Stigma, together with her ugly stepsisters shame and blame, works to keep women silent about our most private, personal experiences.  One in four women will be sexually assaulted in her lifetime.  One in three will have an abortion.  Two of the most universal experiences in women’s lives are so tightly covered by these twisted sisters that women struggle with the conflict between breaking the silence and protecting the personal.

Today, on the Exhale blog, there is a post from Kate Cockrill, who researches stigma and abortion at the University of California, San Francisco.  Cockrill’s piece hits closest to my own thinking about storytelling when she writes:

Women who have abortions do not live in a world of nonjudgmental support. When their own abortion is at issue they can expect judgment, criticism and rejection.  So many women are very careful about who they share their experience with or who they seek support from. In fact if you do not personally know someone who has had an abortion, it’s most likely because you are not considered a safe person to tell. While politically-motivated public and private disclosure is encouraged by both sides of the debate, the real stories of real women are not adequately supported by either side of the public debate.  So, when women don’t come forward with their stories…we have to wonder if we’re partly to blame.

This week, while I have been reflecting on stigma and her ugly stepsisters, I have spent lots of time checking out #ihadanabortion.  A conversation that Steph Herold started as a place for women to empower themselves and support each other.

We live in a world that judges women harshly.  Which is why it’s hard to convince me that that standing up and speaking out will be enough to rid us of stigma. The over emphasis on storytelling as part of shaping public debate about issues like abortion and rape puts a tremendous burden on the storyteller.  Just take a look at the hateful comments being left by those (antichoicers) who have hijacked #ihadanabortion.

3 Comments leave one →
  1. Elizabeth Creely permalink
    November 19, 2010 2:22 am

    So interesting to reflect on this. I have had abortions. Yesterday, I challenged some anti-choicers who were handing out literature linking human fetuses to endangered whales on the campus of San Francisco State University- their new “green” campaign- and doing it in front of one of the preposterous posters that shows a photo shopped tangle of fetal limbs.

    I saw them from a a distance and started shaking, and told a colleague who happened to be with me that I’ve had abortions, and what that I was going to have my own personal speak-out in front of their booth right then and there (which I did).
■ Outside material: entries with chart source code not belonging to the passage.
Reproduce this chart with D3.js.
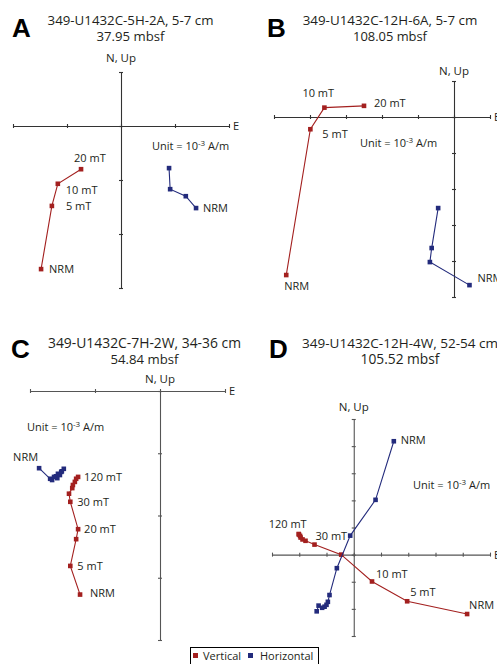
<!DOCTYPE html>
<html>
<head>
<style>
body { margin: 0; background: #fff; }
text { font-family: "Open Sans", "Noto Sans", sans-serif; fill: #231f20; }
</style>
</head>
<body>
<script src="https://cdn.jsdelivr.net/npm/d3@7"></script>
<script>
// demagnetization steps
var stepsShort = ["NRM", "5 mT", "10 mT", "20 mT"];
var stepsLong = ["NRM", "5 mT", "10 mT", "20 mT", "30 mT", "40 mT", "50 mT", "60 mT", "80 mT", "100 mT", "120 mT"];

// values in axis tick units (x = E, y = N / Up)
// A
var vertA = [[-1.48, -2.65], [-1.28, -1.48], [-1.17, -1.07], [-0.74, -0.80]];
var horA  = [[1.39, -1.52], [1.20, -1.30], [0.91, -1.17], [0.89, -0.78]];
// B
var vertB = [[-4.66, -4.39], [-3.99, -0.34], [-3.60, 0.26], [-2.50, 0.31]];
var horB  = [[0.43, -4.67], [-0.67, -4.03], [-0.62, -3.64], [-0.44, -2.53]];
// C
var vertC = [[-1.23, -3.27], [-1.38, -2.81], [-1.29, -2.38], [-1.26, -2.22], [-1.38, -1.78], [-1.40, -1.65],
             [-1.35, -1.56], [-1.34, -1.51], [-1.31, -1.46], [-1.29, -1.41], [-1.26, -1.38]];
var horC  = [[-1.86, -1.24], [-1.69, -1.41], [-1.66, -1.43], [-1.63, -1.38], [-1.60, -1.37], [-1.58, -1.40],
             [-1.57, -1.33], [-1.54, -1.35], [-1.52, -1.30], [-1.51, -1.29], [-1.48, -1.25]];
// D
var vertD = [[4.16, -2.19], [1.96, -1.72], [0.67, -0.99], [-0.46, 0.00], [-1.44, 0.37], [-1.77, 0.51],
             [-1.88, 0.56], [-1.95, 0.63], [-1.97, 0.69], [-2.01, 0.74], [-2.02, 0.76]];
var horD  = [[1.47, 4.18], [0.80, 2.02], [-0.13, 0.70], [-0.62, -0.50], [-0.89, -1.49], [-0.95, -1.74],
             [-1.00, -1.85], [-1.07, -1.92], [-1.16, -1.96], [-1.29, -1.88], [-1.36, -2.09]];

var letters = ["A", "B", "C", "D"];
var samples = ["349-U1432C-5H-2A, 5-7 cm", "349-U1432C-12H-6A, 5-7 cm", "349-U1432C-7H-2W, 34-36 cm", "349-U1432C-12H-4W, 52-54 cm"];
var depths = ["37.95 mbsf", "108.05 mbsf", "54.84 mbsf", "105.52 mbsf"];
var legendNames = ["Vertical", "Horizontal"];

var red = "#a3201f", blue = "#232b7c";

// layout of each panel (pixels); titleW = widths of the two title lines
var panels = [
  { vert: vertA, hor: horA, steps: stepsShort,
    xd: [-2, 2], xr: [13, 229], yd: [-3, 1], yr: [288, 72],
    letter: [12, 37], title: [130.5, 25], titleW: [166, 68], nup: 62, unit: [152, 150], axisColor: "#333",
    labels: [["v", 3, -7, -7], ["v", 2, 8, 10], ["v", 1, 14, 4], ["v", 0, 8, 4], ["h", 0, 7, 4]] },
  { vert: vertB, hor: horB, steps: stepsShort,
    xd: [-5, 1], xr: [274, 490], yd: [-5, 1], yr: [297, 81],
    letter: [267, 37], title: [390, 25], titleW: [175, 74], nup: 75, unit: [360, 147], axisColor: "#333",
    labels: [["v", 2, -22, -11], ["v", 3, 10, 1], ["v", 1, 12, 9], ["v", 0, -2, 15], ["h", 0, 8, -3]] },
  { vert: vertC, hor: horC, steps: stepsLong,
    xd: [-2, 1], xr: [30, 225], yd: [-4, 0], yr: [640, 391],
    letter: [11, 358], title: [144.5, 348], titleW: [193, 68], nup: 383, unit: [27, 431], axisColor: "#555",
    labels: [["v", 10, 6, 4], ["v", 4, 7, 4], ["v", 3, 6, 4], ["v", 1, 7, 4], ["v", 0, 10, 2], ["h", 0, -26, -7]] },
  { vert: vertD, hor: horD, steps: stepsLong,
    xd: [-3, 5], xr: [272, 490], yd: [-3, 5], yr: [636, 419],
    letter: [269, 358], title: [400, 348], titleW: [196, 79], nup: 411, unit: [413, 489], axisColor: "#555",
    labels: [["h", 0, 7, 3], ["v", 10, -30, -6], ["v", 4, 1, -5], ["v", 2, 4, -3], ["v", 1, 3, -5], ["v", 0, 2, -5]] }
];

var svg = d3.select("body").append("svg")
  .attr("width", 497)
  .attr("height", 664);

panels.forEach(function(p, i) {
  var x = d3.scaleLinear().domain(p.xd).range(p.xr);
  var y = d3.scaleLinear().domain(p.yd).range(p.yr);
  var g = svg.append("g");

  // headings
  g.append("text").attr("x", p.letter[0]).attr("y", p.letter[1])
    .style("font-family", "'Liberation Sans', Arial, sans-serif")
    .style("font-weight", "bold").style("font-size", "26px").style("fill", "#000")
    .text(letters[i]);
  // each title line is sized so it spans the same width as in the figure
  [samples[i], depths[i]].forEach(function(s, k) {
    var t = g.append("text").attr("x", p.title[0]).attr("y", p.title[1] + 16 * k)
      .attr("text-anchor", "middle").style("font-size", "12px").text(s);
    var fs = Math.min(14, 12 * p.titleW[k] / t.node().getComputedTextLength());
    t.style("font-size", fs + "px");
  });

  // axes crossing at the origin
  var xAxis = d3.axisBottom(x).tickValues(d3.range(p.xd[0], p.xd[1] + 1))
    .tickSize(2).tickSizeOuter(0).tickFormat("");
  var yAxis = d3.axisLeft(y).tickValues(d3.range(p.yd[0], p.yd[1] + 1))
    .tickSize(2).tickSizeOuter(0).tickFormat("");

  var gx = g.append("g").attr("transform", "translate(0," + y(0) + ")").call(xAxis);
  var gy = g.append("g").attr("transform", "translate(" + x(0) + ",0)").call(yAxis);
  gx.selectAll("line").attr("y1", -2).attr("y2", 2);
  gy.selectAll("line").attr("x1", -2).attr("x2", 2);
  [gx, gy].forEach(function(a) {
    a.selectAll("path, line").attr("stroke", p.axisColor).attr("stroke-width", 1.1);
  });

  g.append("text").attr("x", p.xr[1] + 4).attr("y", y(0) + 4).style("font-size", "11px").text("E");
  g.append("text").attr("x", x(0)).attr("y", p.nup).attr("text-anchor", "middle")
    .style("font-size", "11.5px").text("N, Up");

  var unit = g.append("text").attr("x", p.unit[0]).attr("y", p.unit[1]).style("font-size", "11px");
  unit.append("tspan").text("Unit = 10");
  unit.append("tspan").attr("dy", -4).style("font-size", "8px").text("-3");
  unit.append("tspan").attr("dy", 4).text(" A/m");

  // demagnetization paths
  var line = d3.line().x(function(d) { return x(d[0]); }).y(function(d) { return y(d[1]); });
  [[p.vert, red], [p.hor, blue]].forEach(function(s) {
    g.append("path").datum(s[0]).attr("d", line)
      .attr("fill", "none").attr("stroke", s[1]).attr("stroke-width", 1.1);
    g.selectAll(null).data(s[0]).enter().append("rect")
      .attr("x", function(d) { return x(d[0]) - 2.3; })
      .attr("y", function(d) { return y(d[1]) - 2.3; })
      .attr("width", 4.6).attr("height", 4.6)
      .attr("fill", s[1]);
  });

  // step labels
  p.labels.forEach(function(l) {
    var d = (l[0] == "v" ? p.vert : p.hor)[l[1]];
    g.append("text").attr("x", x(d[0]) + l[2]).attr("y", y(d[1]) + l[3])
      .style("font-size", "11px").text(p.steps[l[1]]);
  });
});

// legend
var lg = svg.append("g");
lg.append("rect").attr("x", 190.5).attr("y", 647.5).attr("width", 128).attr("height", 22)
  .attr("fill", "#fff").attr("stroke", "#000").attr("stroke-width", 1);
[[red, 193, 203], [blue, 248, 260]].forEach(function(d, i) {
  lg.append("rect").attr("x", d[1]).attr("y", 653).attr("width", 5).attr("height", 5).attr("fill", d[0]);
  lg.append("text").attr("x", d[2]).attr("y", 660).style("font-size", "11px").text(legendNames[i]);
});
</script>
</body>
</html>
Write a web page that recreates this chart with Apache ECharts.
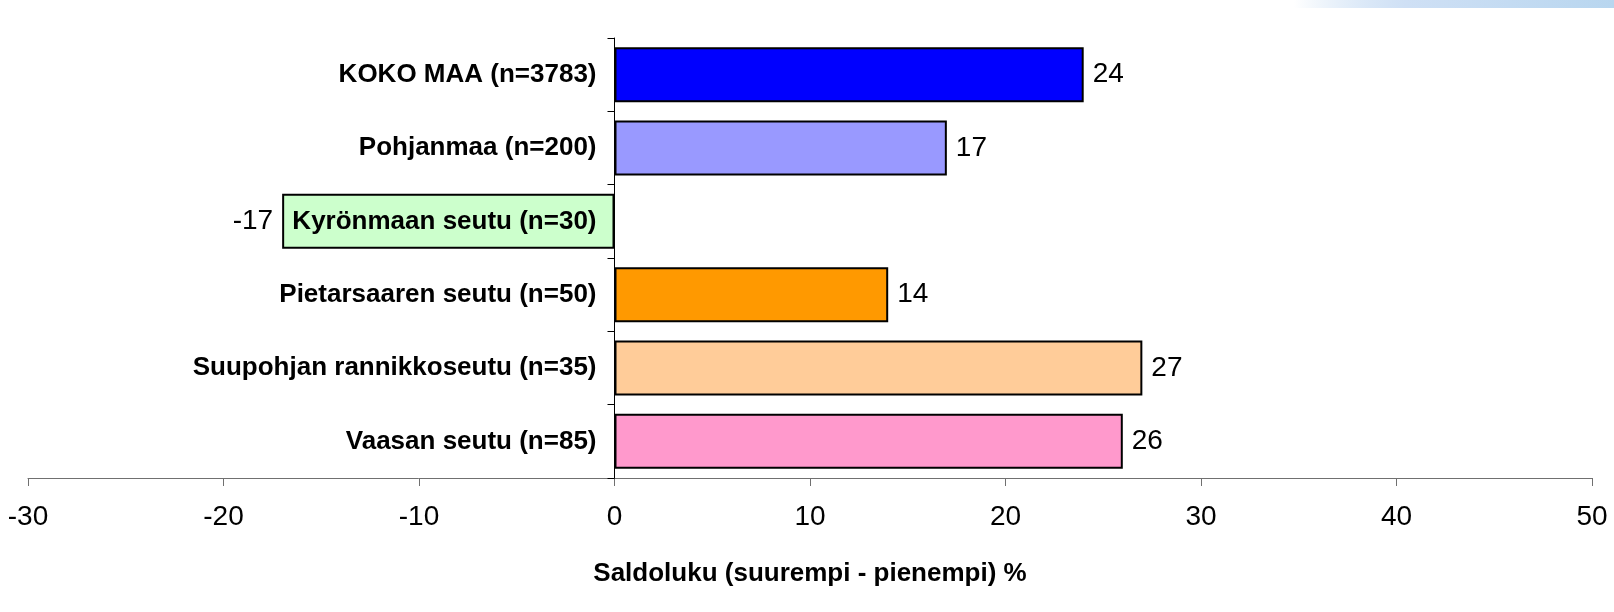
<!DOCTYPE html>
<html>
<head>
<meta charset="utf-8">
<title>Saldoluku</title>
<script src="https://cdn.jsdelivr.net/npm/echarts@6/dist/echarts.min.js"></script>
<style>
  html, body { margin: 0; padding: 0; background: #fff; }
  #chart { width: 1614px; height: 612px; }
</style>
</head>
<body>
<div id="chart"></div>
<script>
// data
const categories = [
  'KOKO MAA (n=3783)',
  'Pohjanmaa (n=200)',
  'Kyrönmaan seutu (n=30)',
  'Pietarsaaren seutu (n=50)',
  'Suupohjan rannikkoseutu (n=35)',
  'Vaasan seutu (n=85)'
];
const values = [24, 17, -17, 14, 27, 26];
const xTicks = [-30, -20, -10, 0, 10, 20, 30, 40, 50];
const axisTitle = 'Saldoluku (suurempi - pienempi) %';

// bar fills, one per category
const barColors = ['#0000ff', '#9999ff', '#ccffcc', '#ff9900', '#ffcc99', '#ff99cc'];

const font = '"Liberation Sans", Arial, sans-serif';
const W = 1614;
const gridLeft = 28;
const gridRight = 22;
const xMin = xTicks[0];
const xMax = xTicks[xTicks.length - 1];

// category axis sits on x = 0, labels move with it
const zeroOffset = -((0 - xMin) / (xMax - xMin)) * (W - gridLeft - gridRight);

const chart = echarts.init(document.getElementById('chart'));

const option = {
  animation: false,
  backgroundColor: '#fff',
  graphic: [
    {
      // light blue strip in the top right corner
      type: 'rect',
      right: 0,
      top: 0,
      shape: { width: 320, height: 8 },
      style: {
        fill: new echarts.graphic.LinearGradient(0, 0, 1, 0, [
          { offset: 0, color: 'rgba(184,212,240,0)' },
          { offset: 0.35, color: '#cfe0f5' },
          { offset: 1, color: '#b8d6ef' }
        ])
      },
      silent: true
    }
  ],
  grid: {
    left: gridLeft,
    right: gridRight,
    top: 38,
    bottom: 134,
    containLabel: false,
    outerBoundsMode: 'none'
  },
  xAxis: {
    type: 'value',
    min: xMin,
    max: xMax,
    interval: 10,
    name: axisTitle,
    nameLocation: 'middle',
    nameGap: 83,
    nameTextStyle: {
      fontFamily: font,
      fontWeight: 'bold',
      fontSize: 26,
      color: '#000'
    },
    splitLine: { show: false },
    axisLine: { show: true, onZero: false, lineStyle: { color: '#707070', width: 1 } },
    axisTick: { show: true, length: 8, lineStyle: { color: '#707070' } },
    axisLabel: {
      margin: 25,
      fontFamily: font,
      fontSize: 28,
      color: '#000'
    }
  },
  yAxis: {
    type: 'category',
    inverse: true,
    data: categories,
    offset: zeroOffset,
    z: 5,
    axisLine: { onZero: false, lineStyle: { color: '#000', width: 1 } },
    axisTick: { show: true, length: 7, lineStyle: { color: '#000' } },
    axisLabel: {
      margin: 18,
      fontFamily: font,
      fontWeight: 'bold',
      fontSize: 26,
      color: '#000'
    }
  },
  series: [
    {
      type: 'bar',
      barWidth: '75%',
      data: values.map((v, i) => ({
        value: v,
        itemStyle: { color: barColors[i] },
        label: { position: v < 0 ? 'left' : 'right' }
      })),
      itemStyle: {
        borderColor: '#000',
        borderWidth: 2
      },
      label: {
        show: true,
        distance: 9,
        fontFamily: font,
        fontSize: 28,
        color: '#000'
      }
    }
  ]
};

chart.setOption(option);
</script>
</body>
</html>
    Later I wondered this: how did I know, or did I know, that Brian was going to support me? What would the remainder of what my day have been like if he had been horrified by my saying this? He is Irish Catholic after all, as well a really nice guy that I’ve worked with for three years and grown to really respect and like.

    I think the support is there for women to be frank about their bodily experience, especially at critically relevant moments, more than we may think, sometimes.

    • Barbara Saunders permalink
      November 19, 2010 5:58 pm

      I believe the power of stigma is in the way it planted that fear in your mind, a fear that not only can prevent you from telling those facts (“I have had abortions.”) in those moments but might hang over your relationships at all times.

  2. Barbara Saunders permalink
    November 19, 2010 5:56 pm

    “Storytelling” is the flavor of the month. Business is talking about basing product design on capturing customer stories, Seth Godin has made a career of reframing marketing as engaging people in captivating stories. Litigators are hiring storytelling consultants.

    In those arenas, too, there is some backlash and some criticism of whether storytelling is the panacea it’s being made out to be. (Do tens or hundreds of thousands of dollars worth of consultant-led storytelling workshops and tens or hundreds of thousands of dollars of analysis of those stories really lead to better software? No one knows.)

    So, in some ways, this isn’t about abortion or stigma per se; it’s about a communications trend.